--- start DATA LINES ---

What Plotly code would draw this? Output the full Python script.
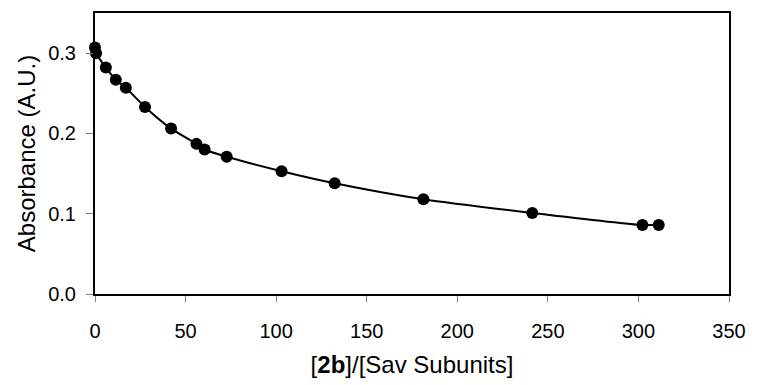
import plotly.graph_objects as go

ratio = [0.0, 0.6, 6.0, 11.5, 17.0, 27.6, 42.0, 56.0, 60.5, 72.7, 103.0, 132.3, 181.3, 241.4, 302.2, 311.2]
absorbance = [0.307, 0.300, 0.282, 0.267, 0.257, 0.233, 0.206, 0.187, 0.180, 0.171, 0.153, 0.138, 0.118, 0.101, 0.086, 0.086]

x_ticks = [0, 50, 100, 150, 200, 250, 300, 350]
y_ticks = [0.0, 0.1, 0.2, 0.3]

fig = go.Figure()
fig.add_trace(go.Scatter(
    x=ratio, y=absorbance, mode="lines+markers",
    line=dict(color="black", width=2, shape="spline", smoothing=0.6),
    marker=dict(color="black", size=12),
    cliponaxis=False, showlegend=False,
))

font = dict(family="Liberation Sans, Arial, sans-serif", size=20, color="black")
fig.update_layout(
    width=757, height=385,
    margin=dict(l=95, r=20, t=11, b=87),
    paper_bgcolor="white", plot_bgcolor="white",
    font=font,
    xaxis=dict(
        range=[0, 350], tickvals=x_ticks, ticktext=[str(v) for v in x_ticks],
        showline=True, linecolor="black", linewidth=2, mirror=True,
        ticks="outside", ticklen=6, tickcolor="#808080", tickwidth=1,
        ticklabelstandoff=12,
        showgrid=False, zeroline=False,
        title=dict(text="[<b>2b</b>]/[Sav Subunits]", standoff=15),
    ),
    yaxis=dict(
        range=[0, 0.35], tickvals=y_ticks, ticktext=[f"{v:.1f}" for v in y_ticks],
        showline=True, linecolor="black", linewidth=2, mirror=True,
        ticks="outside", ticklen=7, tickcolor="#808080", tickwidth=1,
        ticklabelstandoff=6,
        showgrid=False, zeroline=False,
        title=dict(text="Absorbance (A.U.)", standoff=6),
    ),
)

fig.write_html("out.html")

--- end DATA LINES ---

WHAT IS REQUIRED -
All the lines above are to be given again exactly as they read, with the pictures removed.

RESULT OF THE TASK -
What Plotly code would draw this? Output the full Python script.
import plotly.graph_objects as go

ratio = [0.0, 0.6, 6.0, 11.5, 17.0, 27.6, 42.0, 56.0, 60.5, 72.7, 103.0, 132.3, 181.3, 241.4, 302.2, 311.2]
absorbance = [0.307, 0.300, 0.282, 0.267, 0.257, 0.233, 0.206, 0.187, 0.180, 0.171, 0.153, 0.138, 0.118, 0.101, 0.086, 0.086]

x_ticks = [0, 50, 100, 150, 200, 250, 300, 350]
y_ticks = [0.0, 0.1, 0.2, 0.3]

fig = go.Figure()
fig.add_trace(go.Scatter(
    x=ratio, y=absorbance, mode="lines+markers",
    line=dict(color="black", width=2, shape="spline", smoothing=0.6),
    marker=dict(color="black", size=12),
    cliponaxis=False, showlegend=False,
))

font = dict(family="Liberation Sans, Arial, sans-serif", size=20, color="black")
fig.update_layout(
    width=757, height=385,
    margin=dict(l=95, r=20, t=11, b=87),
    paper_bgcolor="white", plot_bgcolor="white",
    font=font,
    xaxis=dict(
        range=[0, 350], tickvals=x_ticks, ticktext=[str(v) for v in x_ticks],
        showline=True, linecolor="black", linewidth=2, mirror=True,
        ticks="outside", ticklen=6, tickcolor="#808080", tickwidth=1,
        ticklabelstandoff=12,
        showgrid=False, zeroline=False,
        title=dict(text="[<b>2b</b>]/[Sav Subunits]", standoff=15),
    ),
    yaxis=dict(
        range=[0, 0.35], tickvals=y_ticks, ticktext=[f"{v:.1f}" for v in y_ticks],
        showline=True, linecolor="black", linewidth=2, mirror=True,
        ticks="outside", ticklen=7, tickcolor="#808080", tickwidth=1,
        ticklabelstandoff=6,
        showgrid=False, zeroline=False,
        title=dict(text="Absorbance (A.U.)", standoff=6),
    ),
)

fig.write_html("out.html")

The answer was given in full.